Personal information
- Full name: Geoffrey Paul Morris
- Date of birth: 3 October 1954 (age 70)
- Place of birth: Mount Gambier
- Original team(s): Plympton High
- Position(s): Wing / Half-forward flank

Playing career^{1}
- Years: Club / Games (Goals)
- 1973–86: West Adelaide (SANFL) / 220 (316)

Coaching career
- Years: Club / Games (W–L–D)
- 1994–95: West Adelaide (SANFL) / 51 (20–30–1)
- ^{1} Playing statistics correct to the end of 1986.

Career highlights
- SANFL debut with West Adelaide on 7 April 1973; All-Australian, 1979; West Adelaide Premiership Player 1983; SANFL Player Life Member; West Adelaide Football Club Life Member 1979; West Adelaide Football Club Hall of Fame member;

= Geoff Morris (Australian footballer) =

Australian rules footballer and coach

Geoffrey Paul Morris (born 3 October 1954) is a former Australian rules footballer who played 220 games and kicked 316 goals for West Adelaide in the South Australian National Football League (SANFL) between 1973 and 1986.

==Career==
Born in South Australia's second-most-populous city, Mount Gambier, Morris, a left footer, spent most of his time either on the Wing or as a half-forward flanker. He played the game aggressively and was always hard on the ball. As a result he was particularly injury prone and over the course of his career suffered many injuries including broken legs, a broken jaw and broken wrist. In 1983 he was a member of West's premiership side which defeated Sturt in the Grand Final, having to overcome a hamstring injury to be passed fit to play. To do this Morris spent a lot of grand final week at the Morphettville Racecourse stables using machines used on horses in a successful bid to play. Wests coach Neil Kerley showed faith in Morris who didn't let his coach or team mates down and was one of the team's best players on the day. Kerley finally took Morris off the ground midway through the final quarter when The Bloods had the game well in hand.

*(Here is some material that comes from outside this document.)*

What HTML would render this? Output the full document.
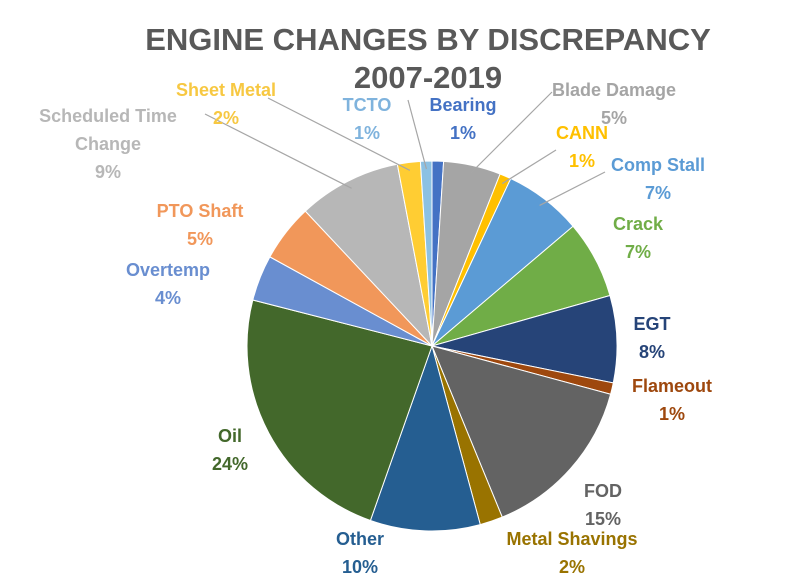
<!DOCTYPE html>
<html><head><meta charset="utf-8"><style>
body{margin:0;background:#fff;width:800px;height:579px;overflow:hidden;font-family:"Liberation Sans",sans-serif;}
svg text{font-family:"Liberation Sans",sans-serif;font-weight:bold;}
</style></head><body>
<svg width="800" height="579">
<text x="428" y="50" text-anchor="middle" font-size="31" fill="#595959">ENGINE CHANGES BY DISCREPANCY</text>
<text x="428" y="88" text-anchor="middle" font-size="31" fill="#595959">2007-2019</text>
<g id="slices"></g>
<g id="lines" stroke="#a6a6a6" stroke-width="1.2"></g>
<g id="labels" font-size="18"></g>
</svg>
<script>
const categories=["Bearing","Blade Damage","CANN","Comp Stall","Crack","EGT","Flameout","FOD","Metal Shavings","Other","Oil","Overtemp","PTO Shaft","Scheduled Time Change","Sheet Metal","TCTO"];
const values=[1,5,1,6.8,6.8,7.6,1,14.6,2,9.6,23.6,4,5,9,2,1];
const pctLabels=["1%","5%","1%","7%","7%","8%","1%","15%","2%","10%","24%","4%","5%","9%","2%","1%"];
const colors=["#4472c4","#a5a5a5","#ffc000","#5b9bd5","#70ad47","#264478","#9e480e","#636363","#997300","#255e91","#43682b","#698ed0","#f1975a","#b7b7b7","#ffcd33","#8cc1e3"];
const labelPos=[[463,111],[614,96],[582,139],[658,171],[638,230],[652,330],[672,392],[603,497],[572,545],[360,545],[230,442],[168,276],[200,217],[108,122],[226,96],[367,111]];
const labelColors=["#4472c4","#a5a5a5","#ffc000","#5b9bd5","#70ad47","#264478","#9e480e","#636363","#997300","#255e91","#43682b","#698ed0","#f1975a","#b7b7b7","#f7c842","#7fb3dd"];
const leaderStarts={1:[552,92],2:[556,150],3:[605,172],13:[205,114],14:[268,98],15:[408,100]};
const cx=432,cy=346,r=185,NS="http://www.w3.org/2000/svg";
const total=values.reduce((a,b)=>a+b,0);
const gS=document.getElementById('slices'),gL=document.getElementById('lines'),gT=document.getElementById('labels');
function pt(a,rr){return [cx+rr*Math.sin(a),cy-rr*Math.cos(a)];}
let acc=0;
values.forEach((v,i)=>{
 const a0=acc/total*2*Math.PI;acc+=v;const a1=acc/total*2*Math.PI;
 const p0=pt(a0,r),p1=pt(a1,r);
 const p=document.createElementNS(NS,'path');
 p.setAttribute('d',`M${cx},${cy}L${p0[0]},${p0[1]}A${r},${r} 0 ${a1-a0>Math.PI?1:0} 1 ${p1[0]},${p1[1]}Z`);
 p.setAttribute('fill',colors[i]);p.setAttribute('stroke','#fff');p.setAttribute('stroke-width','1');
 
 
 gS.appendChild(p);
 if(leaderStarts[i]){
  const m=pt((a0+a1)/2,r-8);const l=document.createElementNS(NS,'line');
  l.setAttribute('x1',leaderStarts[i][0]);l.setAttribute('y1',leaderStarts[i][1]);l.setAttribute('x2',m[0]);l.setAttribute('y2',m[1]);
  
  
  gL.appendChild(l);
 }
 const [lx,ly]=labelPos[i];
 const lines=categories[i]==="Scheduled Time Change"?["Scheduled Time","Change",pctLabels[i]]:[categories[i],pctLabels[i]];
 const t=document.createElementNS(NS,'text');
 t.setAttribute('text-anchor','middle');t.setAttribute('fill',labelColors[i]);
 
 
 lines.forEach((s,k)=>{const ts=document.createElementNS(NS,'tspan');ts.setAttribute('x',lx);ts.setAttribute('y',ly+k*28);ts.textContent=s;t.appendChild(ts);});
 gT.appendChild(t);
});
</script>
</body></html>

He took part in the 1979 State of Origin Carnival in Perth, the first ever National Carnival held under State of Origin rules, and was selected to the All-Australian team.

Early in 1985, prior to the beginning of the season, Morris was involved in a motor boat accident which left him with serious burns. He returned late in the 1985 season and made a handful of appearances off the bench that year and in 1986 but never fully recovered enough to fully resurrect his SANFL career. After leaving West Adelaide, Morris played briefly in the Northern Territory with the Wanderers Football Club.

==Coaching==
Geoff Morris served as West Adelaide's head coach in 1994 and 1995, taking the club to 8th and 5th in his two seasons in charge. Following his stint back at Westies Morris became an assistant coach with Port Adelaide in the Australian Football League.